她最近在清算自己手下的财产。比起普通人,她的银行账户下面算是有不少存款——去银行能被当作至尊VIP的感觉,她已经见怪不怪了。高远给过她一张卡,每年都有零用钱,只要不出去工作,随便什么都可以。而钱从银行出去,一切都可以查明,她不屑;盘算这些小钱当然没有意义,真的要离婚,当然要把能拿的都拿到手。
结婚的第一年高远突然有了不少的现金流,她陪着高远规划买下了妙林的别墅、碧湖天地三期还有古北的金地贝拉维,这几年像是滚雪球一样翻了倍。结婚前的高远没想到自己会暴富,也没有什么投资眼光,变成现在的思维全靠自己。正如婆婆说自己的一样——“旺夫”。
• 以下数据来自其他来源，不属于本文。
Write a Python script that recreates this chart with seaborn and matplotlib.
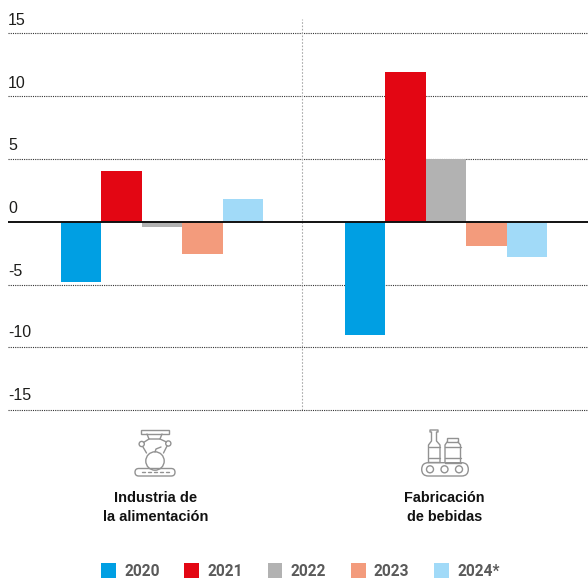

在没有孩子这层间隙之后,高远和她一起开公司,现金流通通滚进了投资的项目,还加杠杆和朋友在澳门做博彩生意;还曾经承诺过一起养孩子的话,就再送欧静荷一套商住公寓——只写她的名字,一副共沉沦的架势。如果离婚,她肯定会要分掉升值的这部分,高远不离婚的症结在这儿,说不定会费尽心机逼自己净身出户。富太太出轨离婚,基本等于失去尊严。何况……父母拆迁的那套房子里,还有高远帮忙付掉的两百万,她总要保证父母的房子,以及离婚了要活下去,并且活得漂亮。